After more than a year of touring The Encounter across the pond, Fry is thrilled to bring it to Broadway, although the accomplishment is bittersweet. After establishing an award for Best Sound Design in 2008, the Tony Awards Administration Committee eliminated the category in 2014. There was a big industry backlash -- even Fry posted a letter of protest -- but as of now the decision still stands, though the committee reserved the right to "determine a special Tony Award for certain productions that have excelled in this particular design realm."
For Fry -- the recipient of two Oliviers (the British equivalent of the Tonys) and chairman of the Association of Sound Designers -- this is little consolation, though he's very diplomatic about his disappointment. "It's a particularly weird thing because New York City has got some of the best sound designers in the world working on all these amazing shows," he says, choosing his words carefully. "It's one of the centers of excellence. To remove that category was a real blow to everybody in the industry. I think sound is quite tricky. It is often much less tangible than visual forms of design. You can't take a photo of it. You have set design and lighting design and video design and they're all working together to make this shared visual aesthetic. But sound design exists in the aural work of the actors and musicians.

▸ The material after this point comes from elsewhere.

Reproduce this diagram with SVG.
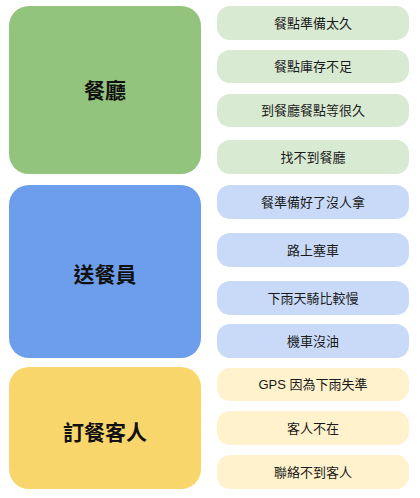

It makes it more difficult to judge what it is."
Since the sound work is visible, so to speak, in The Encounter, there is a chance that Fry will snag one of those "special Tony Awards" the committee floated. But even that makes him wary. "I wouldn't want for this to win an award because the sound is front and center," he admits. "Shows should win awards for being good. And there are lot of shows on Broadway that are using sound very powerfully; it's just the sound isn't front and center. It's tricky. All awards are. How do you say who's best at something? How do you judge the dividing line between who created what? Theatre is a group of artists coming together and creating and thriving off each other's input."